The milestone has been achieved as a result of an outstanding partnership between Essex County Council, district, city and borough councils and Public Health England and all have agreed that the contact tracing service is a key element in containing the virus by getting to people quickly.
The ask now of residents is to be as open with us as possible about people you have been in contact with, and to stick to the key rules of hands, face and space.
Essex County Council’s (ECC) Covid-19 contact tracing service is continuing to successfully contact significant numbers of Covid-19 cases and their contacts, despite a quadrupling of positive cases coming into the service since the start of December.
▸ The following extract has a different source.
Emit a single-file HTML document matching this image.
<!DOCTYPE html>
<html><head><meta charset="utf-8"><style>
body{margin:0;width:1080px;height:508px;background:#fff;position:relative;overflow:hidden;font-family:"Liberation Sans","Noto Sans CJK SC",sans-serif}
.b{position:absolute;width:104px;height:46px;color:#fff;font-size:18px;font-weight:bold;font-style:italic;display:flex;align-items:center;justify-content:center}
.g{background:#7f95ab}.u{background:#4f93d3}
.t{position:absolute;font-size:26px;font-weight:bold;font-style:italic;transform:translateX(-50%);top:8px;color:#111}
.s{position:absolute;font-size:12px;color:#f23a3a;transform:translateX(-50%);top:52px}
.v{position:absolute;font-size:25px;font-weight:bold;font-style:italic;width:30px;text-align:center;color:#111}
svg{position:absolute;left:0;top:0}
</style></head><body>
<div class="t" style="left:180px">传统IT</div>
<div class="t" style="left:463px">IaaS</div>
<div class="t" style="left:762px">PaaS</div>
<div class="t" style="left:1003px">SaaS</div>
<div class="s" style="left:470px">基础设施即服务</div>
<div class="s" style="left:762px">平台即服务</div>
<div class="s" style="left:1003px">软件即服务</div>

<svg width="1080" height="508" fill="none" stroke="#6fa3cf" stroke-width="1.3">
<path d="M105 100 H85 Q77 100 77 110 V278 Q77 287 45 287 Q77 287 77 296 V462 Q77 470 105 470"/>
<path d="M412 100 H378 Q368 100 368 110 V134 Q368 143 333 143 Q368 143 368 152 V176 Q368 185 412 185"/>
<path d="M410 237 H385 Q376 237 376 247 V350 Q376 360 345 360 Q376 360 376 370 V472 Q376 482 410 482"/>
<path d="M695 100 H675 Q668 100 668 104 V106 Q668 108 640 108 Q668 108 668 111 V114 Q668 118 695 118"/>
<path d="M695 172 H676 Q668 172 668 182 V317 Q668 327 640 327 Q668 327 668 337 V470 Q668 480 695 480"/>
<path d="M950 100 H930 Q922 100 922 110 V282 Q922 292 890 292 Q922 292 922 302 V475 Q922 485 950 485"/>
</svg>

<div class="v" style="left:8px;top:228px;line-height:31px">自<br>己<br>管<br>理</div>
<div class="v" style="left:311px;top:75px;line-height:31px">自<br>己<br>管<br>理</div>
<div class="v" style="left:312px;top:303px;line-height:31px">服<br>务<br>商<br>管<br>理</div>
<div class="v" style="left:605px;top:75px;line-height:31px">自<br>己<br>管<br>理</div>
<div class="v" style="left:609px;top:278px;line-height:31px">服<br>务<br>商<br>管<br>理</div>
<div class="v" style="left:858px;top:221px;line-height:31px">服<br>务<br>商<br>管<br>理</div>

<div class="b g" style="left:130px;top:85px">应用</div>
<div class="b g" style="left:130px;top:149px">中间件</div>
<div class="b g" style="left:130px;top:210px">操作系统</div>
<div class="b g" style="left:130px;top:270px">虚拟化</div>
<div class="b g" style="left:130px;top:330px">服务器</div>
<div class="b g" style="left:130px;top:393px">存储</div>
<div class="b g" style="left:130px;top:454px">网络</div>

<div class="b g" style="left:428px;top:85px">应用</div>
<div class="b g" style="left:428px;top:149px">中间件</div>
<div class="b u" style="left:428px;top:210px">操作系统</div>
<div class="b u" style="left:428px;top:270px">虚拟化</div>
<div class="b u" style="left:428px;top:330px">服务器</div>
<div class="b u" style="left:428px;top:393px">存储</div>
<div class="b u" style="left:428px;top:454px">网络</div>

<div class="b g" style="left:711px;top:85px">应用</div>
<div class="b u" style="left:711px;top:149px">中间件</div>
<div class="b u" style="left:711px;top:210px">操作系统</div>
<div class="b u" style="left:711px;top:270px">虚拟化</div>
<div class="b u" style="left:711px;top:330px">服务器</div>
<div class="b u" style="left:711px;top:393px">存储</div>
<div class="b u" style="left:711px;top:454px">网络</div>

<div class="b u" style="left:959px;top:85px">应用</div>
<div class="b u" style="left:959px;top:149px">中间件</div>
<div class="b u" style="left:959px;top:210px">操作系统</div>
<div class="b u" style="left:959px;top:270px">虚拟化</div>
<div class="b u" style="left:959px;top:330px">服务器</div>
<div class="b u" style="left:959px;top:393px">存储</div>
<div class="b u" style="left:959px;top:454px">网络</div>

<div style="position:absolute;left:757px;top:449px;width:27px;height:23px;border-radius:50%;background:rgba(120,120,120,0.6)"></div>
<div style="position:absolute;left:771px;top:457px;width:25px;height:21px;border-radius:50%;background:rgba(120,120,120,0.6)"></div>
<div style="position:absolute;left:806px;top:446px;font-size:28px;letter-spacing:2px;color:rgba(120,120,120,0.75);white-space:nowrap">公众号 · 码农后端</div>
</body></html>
The service, was set up in June 2020 and is currently one of the top performing local contact tracing services in the East of England region – dealing with up to six times the amount of cases as neighbouring Local Authorities.
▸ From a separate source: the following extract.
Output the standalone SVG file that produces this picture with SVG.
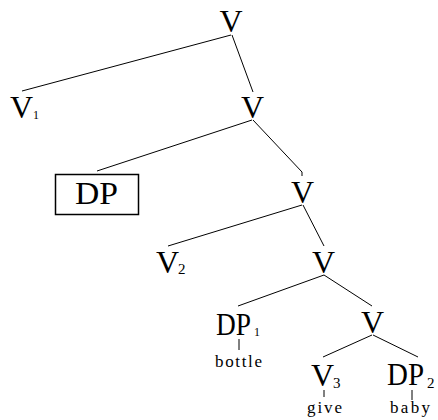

It currently supports national contact tracing efforts, where these have been unsuccessful, by applying local expertise and knowledge to trace individuals who have tested positive for Covid- 19 and anyone who may have come into contact with them to break the chain of transmission.
In the four-week period from 13 December 2020, Essex had 56,089 cases and successfully closed 87 per cent and 102,810 contacts successfully closing 98 per cent
Between 28 December 2020 to 3 January 2021, the service communicated with 8,701 contacts of cases alone, reminding them of the need to isolate, offering support and asking them to get a test.
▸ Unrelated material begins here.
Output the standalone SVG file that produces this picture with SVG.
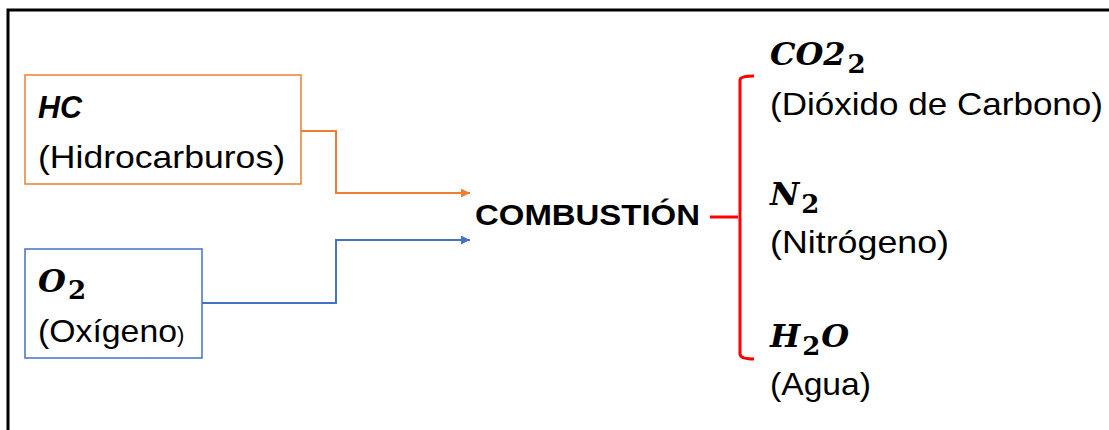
<svg xmlns="http://www.w3.org/2000/svg" width="1109" height="430" viewBox="0 0 1109 430">
<defs>
<style>
.lbl{font-family:"Liberation Sans",Arial,sans-serif;font-size:32px;fill:#000}
.math{font-family:"DejaVu Serif","Liberation Serif",serif;font-weight:bold;font-style:italic;fill:#000;font-size:32px}
.sub{font-style:normal;font-size:26px}
</style>
<marker id="ao" viewBox="0 0 10 10" refX="10" refY="5" markerWidth="10" markerHeight="9" markerUnits="userSpaceOnUse" orient="auto"><path d="M0,0 L10,5 L0,10 z" fill="#ED7D31"/></marker>
<marker id="ab" viewBox="0 0 10 10" refX="10" refY="5" markerWidth="10" markerHeight="9" markerUnits="userSpaceOnUse" orient="auto"><path d="M0,0 L10,5 L0,10 z" fill="#4472C4"/></marker>
</defs>
<rect width="1109" height="430" fill="#fff"/>
<path d="M8,440 L8,10 L1120,10" fill="none" stroke="#000" stroke-width="3"/>
<g id="connectors" fill="none" stroke-width="2">
<path d="M301,131 H336 V193 H470" stroke="#ED7D31" marker-end="url(#ao)"/>
<path d="M202,303 H336 V240 H470" stroke="#4472C4" marker-end="url(#ab)"/>
<path d="M710,217 H738" stroke="#FF0000" stroke-width="3"/>
<path d="M754,76 Q740,76 740,80 V354 Q740,359 754,359" stroke="#FF0000" stroke-width="3"/>
</g>
<g id="node-hc">
<rect x="25" y="75" width="276" height="109" fill="#fff" stroke="#ED7D31" stroke-width="1.5"/>
<text x="38" y="118" font-family="Liberation Sans,Arial,sans-serif" font-size="32" font-weight="bold" font-style="italic" textLength="44" lengthAdjust="spacingAndGlyphs">HC</text>
<text class="lbl" x="38" y="168" textLength="247" lengthAdjust="spacingAndGlyphs">(Hidrocarburos)</text>
</g>
<g id="node-o2">
<rect x="25" y="249" width="177" height="109" fill="#fff" stroke="#4472C4" stroke-width="1.5"/>
<text class="math" x="38" y="292" font-size="30">O<tspan class="sub" dx="2" dy="7" font-size="24">2</tspan></text>
<text class="lbl" x="38" y="342"><tspan textLength="139" lengthAdjust="spacingAndGlyphs">(Oxígeno</tspan><tspan font-size="22">)</tspan></text>
</g>
<g id="node-combustion">
<text x="475" y="225" font-family="Liberation Sans,Arial,sans-serif" font-size="29" font-weight="bold" textLength="225" lengthAdjust="spacingAndGlyphs">COMBUSTIÓN</text>
</g>
<g id="node-co2">
<text class="math" x="770" y="65" font-size="31">CO2<tspan class="sub" dx="2" dy="8">2</tspan></text>
<text class="lbl" x="770" y="115" textLength="333" lengthAdjust="spacingAndGlyphs">(Dióxido de Carbono)</text>
</g>
<g id="node-n2">
<text class="math" x="770" y="205">N<tspan class="sub" dx="2" dy="8">2</tspan></text>
<text class="lbl" x="770" y="253" textLength="179" lengthAdjust="spacingAndGlyphs">(Nitrógeno)</text>
</g>
<g id="node-h2o">
<text class="math" x="770" y="347">H<tspan class="sub" dx="2" dy="8">2</tspan><tspan dx="1" dy="-8">O</tspan></text>
<text class="lbl" x="770" y="395" textLength="101" lengthAdjust="spacingAndGlyphs">(Agua)</text>
</g>
</svg>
Cllr John Spence, Essex County Council’s Cabinet Member for Adults and Health, said: “I am immensely proud of our local Covid-19 contact tracing service which is an integral part of our approach to containing the virus here in Essex.
“Colleagues are continuing to work tirelessly to help break the chain of transmission as quickly as possible and the numbers of completed cases speak for themselves.
“Our success in Essex is absolutely a system-wide effort which has taken the combined support of NHS and city, borough and district council partners.
“I urge anyone who is contacted by the local contact tracing service to please follow their advice – the actions you take as an identified contact will be the difference in preventing further spread of the virus.
“This, as well as everyone continuing to follow the guidance around hands, face and space, is incredibly important now more than ever due to the ferocity with which the new variant is spreading.”
The local contact tracing service in Essex now has over 65 staff helping to give advice and support to residents and their contacts that have tested positive, as well as supporting Essex care homes, schools, businesses and health care providers to manage outbreaks.
ECC is also continuing to work with environmental health officers at districts councils who are providing their expertise and helping to identify any remaining positive cases to ensure those people take swift action to self-isolate and have the support they need to do so.
The county council recently provided an additional £1.1m on top of the £900K to support these efforts, as well as further inventions such as Covid marshals and support for business compliance.
Individuals are reminded that if they are approached by the local Covid-19 contact tracing service, it is vital they follow the advice given and self-isolate immediately.
ECC has provided £3million additional funding to city, districts and boroughs in the county to help local people who need to self-isolate and who are unable to work. The £500 grant per resident will be a one-off payment to cover the 10-day period of self-isolation.